AFTER decades in the pipeline, the Javelin Park incinerator is finally about to fire up.

It’s a monumental folly and a sad day for Gloucestershire.

Planners refused permission for the incinerator because of its visual impact on the landscape and anyone who drives past on the M5 and sees this blight on our countryside will understand why. Sadly they were over-ruled.

But the impact is far more than visual and, at the very least, we should learn the lessons from this white elephant so that other counties are not also burdened.

Firstly, there must be greater financial transparency with a lack of full scrutiny of one of the biggest financial undertakings by Gloucestershire County Council, with only a handful of Conservative councillors privy to the full financial details.

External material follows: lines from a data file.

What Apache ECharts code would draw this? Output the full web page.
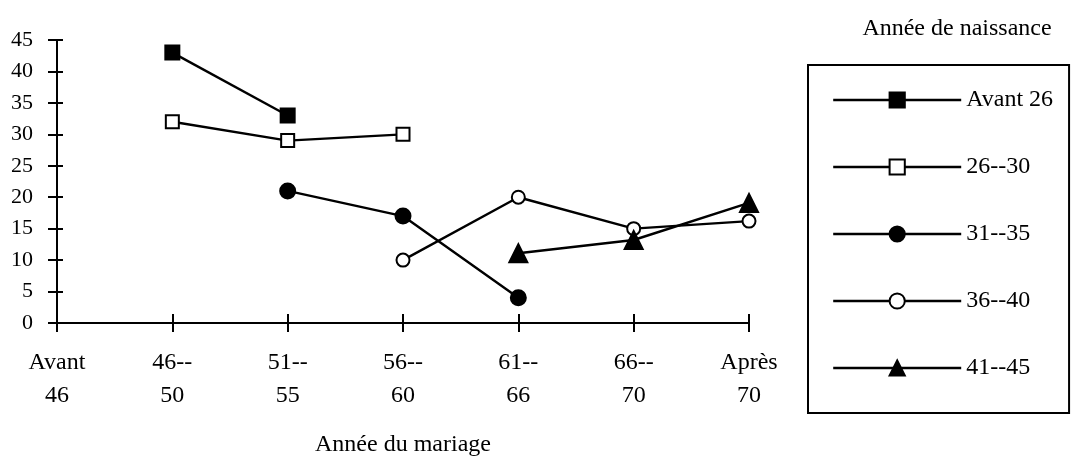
<!DOCTYPE html>
<html>
<head>
<meta charset="utf-8">
<script src="https://cdn.jsdelivr.net/npm/echarts@6/dist/echarts.min.js"></script>
<style>html,body{margin:0;padding:0;background:#fff}#c{width:1071px;height:457px}</style>
</head>
<body>
<div id="c"></div>
<script>
const categories = ['Avant\n46', '46--\n50', '51--\n55', '56--\n60', '61--\n66', '66--\n70', 'Après\n70'];
const seriesNames = ['Avant 26', '26--30', '31--35', '36--40', '41--45'];
const avant26 = [null, 43, 33, null, null, null, null];
const s26_30 = [null, 32, 29, 30, null, null, null];
const s31_35 = [null, null, 21, 17, 4, null, null];
const s36_40 = [null, null, null, 10, 20, 15, 16.2];
const s41_45 = [null, null, null, null, 11.1, 13.2, 19.1];
const yTicks = { min: 0, max: 45, interval: 5 };

const FONT = "'Liberation Serif', 'Times New Roman', serif";
const chart = echarts.init(document.getElementById('c'));

function mk(name, data, symbol, size) {
  return {
    name: name, type: 'line', data: data, symbol: symbol, symbolSize: size,
    showAllSymbol: true, connectNulls: false,
    lineStyle: { color: '#000', width: 2.4 },
    itemStyle: { color: '#000', borderColor: '#000', borderWidth: 2 },
    emphasis: { disabled: true }, animation: false, xAxisIndex: 0, yAxisIndex: 0
  };
}

chart.setOption({
  animation: false,
  backgroundColor: '#fff',
  textStyle: { fontFamily: FONT, color: '#000' },
  title: {
    text: 'Année de naissance', left: 957, top: 17, textAlign: 'center', padding: 0,
    textStyle: { fontFamily: FONT, fontSize: 24, fontWeight: 'normal', color: '#000' }
  },
  grid: { left: 57, right: 322, top: 40, bottom: 134, containLabel: false, outerBoundsMode: 'none' },
  legend: {
    orient: 'vertical', left: 808, top: 65,
    padding: [23, 16, 33, 24],
    itemWidth: 128, itemHeight: 19, itemGap: 43,
    borderColor: '#000', borderWidth: 2,
    lineStyle: { color: '#000', width: 2.4 },
    textStyle: { fontFamily: FONT, fontSize: 24, color: '#000' },
    data: seriesNames,
    selectedMode: false
  },
  xAxis: [{
    type: 'category', data: categories, boundaryGap: false, position: 'bottom',
    axisLine: { lineStyle: { color: '#000', width: 2 } },
    axisTick: { show: true, alignWithLabel: true, length: 9, lineStyle: { color: '#000', width: 2 } },
    axisLabel: { fontFamily: FONT, fontSize: 24, color: '#000', lineHeight: 33, margin: 23, interval: 0 },
    splitLine: { show: false },
    name: 'Année du mariage', nameLocation: 'middle', nameGap: 110,
    nameTextStyle: { fontFamily: FONT, fontSize: 24, color: '#000' }
  }, {
    type: 'category', data: categories, boundaryGap: false, position: 'bottom',
    axisLine: { show: false },
    axisTick: { show: true, inside: true, length: 9, lineStyle: { color: '#000', width: 2 } },
    axisLabel: { show: false }, splitLine: { show: false }
  }],
  yAxis: [{
    type: 'value', min: yTicks.min, max: yTicks.max, interval: yTicks.interval, position: 'left',
    axisLine: { show: true, lineStyle: { color: '#000', width: 2 } },
    axisTick: { show: true, length: 9, lineStyle: { color: '#000', width: 2 } },
    axisLabel: { fontFamily: FONT, fontSize: 22, color: '#000', margin: 24 },
    splitLine: { show: false }
  }, {
    type: 'value', min: yTicks.min, max: yTicks.max, interval: yTicks.interval, position: 'left',
    axisLine: { show: false },
    axisTick: { show: true, inside: true, length: 6, lineStyle: { color: '#000', width: 2 } },
    axisLabel: { show: false }, splitLine: { show: false }
  }],
  series: [
    mk(seriesNames[0], avant26, 'rect', 14),
    mk(seriesNames[1], s26_30, 'emptyRect', 13),
    mk(seriesNames[2], s31_35, 'circle', 15),
    mk(seriesNames[3], s36_40, 'emptyCircle', 13),
    mk(seriesNames[4], s41_45, 'triangle', 18)
  ]
});
</script>
</body>
</html>
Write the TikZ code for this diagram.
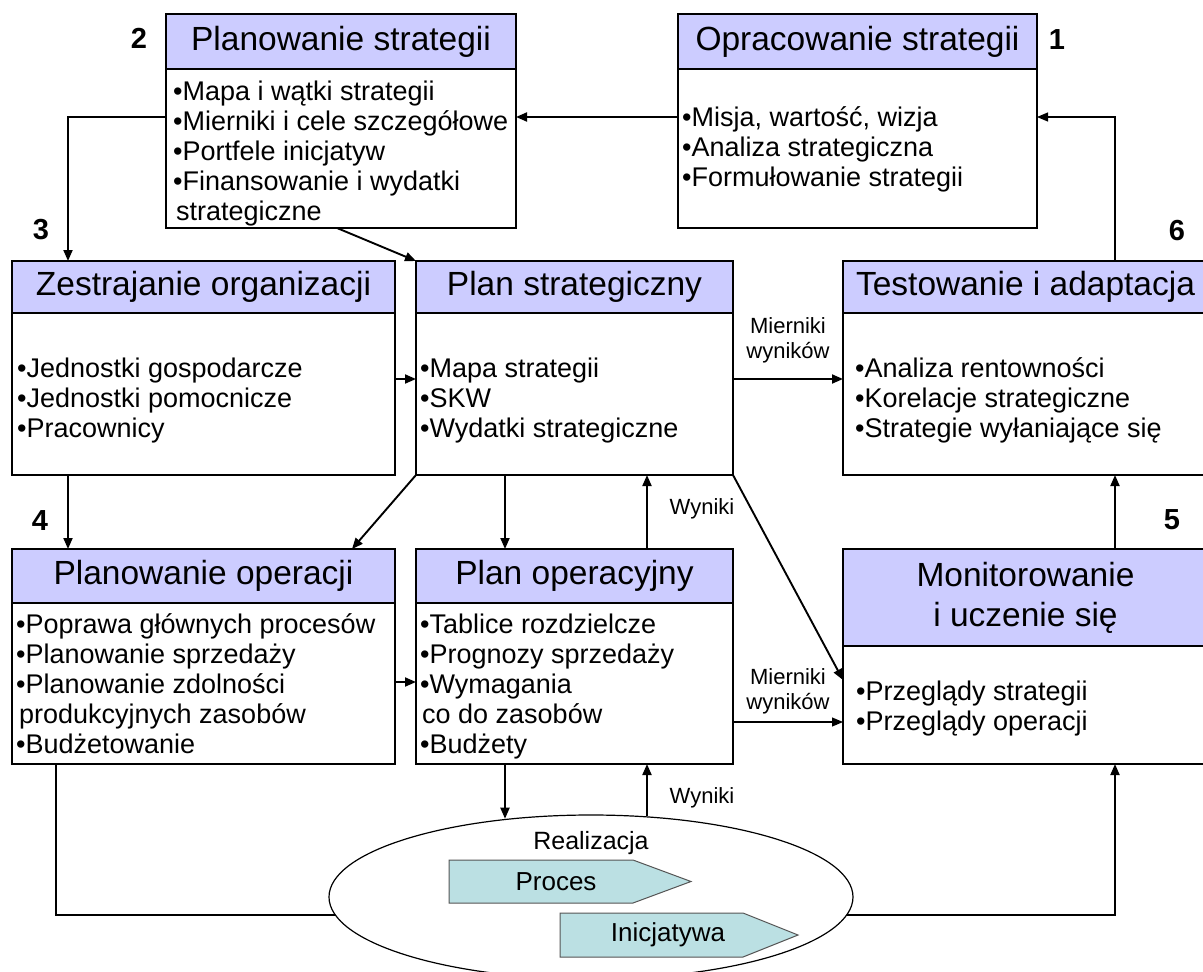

I am also concerned about the traffic implications, particularly lorries arriving via Junction 12 of the M5, already a difficult junction.

But my prime concerns remain health, impact on air quality and the wider environmental impact.

I have been working with experts for two years to look at emissions from incinerators. It has become clear that regulations are inadequate, and so too is monitoring technology. Quite simply, the very smallest particles emitted by incinerators are not properly monitored.

These are the most dangerous to health, able to enter the bloodstream and the implications are not fully understood.

Sadly, just as we have declared a Climate Emergency and society is waking up to the need to reduce plastics and waste, Gloucestershire will be lumbered with backward technology which is a disincentive to reduce waste.

Our county is now home to an edifice to out-dated technology and political inadequacy. I will be joining protestors on Saturday outside Shire Hall in Gloucester to highlight this tragedy and the message that it must never happen again.